Innovations in the Practice of Production and Trade Enterprises in EU Countries
Modern theories are increasingly focusing on innovations. Scientific literature states that the implementation of innovations causes increase in sales volume: enterprises are improving the organization of production and trade methods, reducing production and trade costs, producing and selling competitive products as a result of technological progress. Technological progress also influences the development of production and trade prospects. Although the implementation of innovations is different, the main aspects are related to the novelty of product, production and service R&D intensity and the qualification of employees. Enterprises without the capacity to innovate may invest time and resources in studies of research results but are unable to transform this knowledge into practice (Hult et al., 2004). In such sense it is important to create innovative behaviors and related outcomes on country level (Koellinger, Thurik, 2009).
Production and trade enterprises have a significant impact on the national economy, but the number of enterprises that have excellent understanding about innovations and their results is not sufficient.
Sales of the trade enterprises in the European Union amount to 66%, and 74% of gross domestic product (GDP) in Lithuania. At the same time sales of the production enterprises in the European Union amount to 15.5% of GDP, and in Lithuania — 21% of GDP.
Production and trade enterprises play a significant part among business companies.
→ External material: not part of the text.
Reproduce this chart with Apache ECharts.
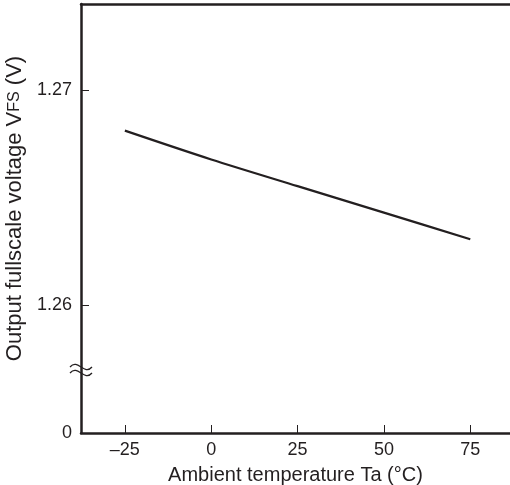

In corporate structure of the European Union 9.8% of companies are production companies which employ 22.6% of EU workers, while in the structure of the European Union 28.6% of companies are trade companies and these companies employ 24.7% of EU workers. However, in the trade sector there are 90% of companies, and in the production — 84% of companies with up to nine employees (Euro-stat, 2010).
Nevertheless, the European Commission’s (2013) study shows the declining contribution of production enterprises to GDP. Eurostat (2010) statistics show that small and medium-sized manufacturing companies are very slow to improve their operations and labor productivity. The EU companies are anticipated to increase by only 2.4% compared with the US companies, where growth of labor productivity is 3.5%
Therefore, innovations are also important for the EU trade and production companies. To sum up the above set out material, it can be said that the application of innovations must be considered as a very complex cognitive subject.
The article consists of three parts to fully examine the implementation of innovations in production and trade enterprises.
First, literature analysis is carried out and topic related aspects are identified.
In the second part the paper presents empirical research methodology. Herein, practices of production and trade enterprises are presented, comparison of production and trade enterprises is carried out, and effects on the activeness of enterprises regarding the opportunities of innovation implementation in this area are analyzed.
In the third part the article presents empirical research results, conclusions and recommendations. Literature analysis reveals that the greatest role innovation plays in international companies, however the number of such enterprises is very small in the EU. The results also show that production and trade companies from Luxembourg have higher competitiveness than the enterprises from other countries. Overall the paper glances into whether, to what extent, how companies innovate, and how this differs between production and trade service industries.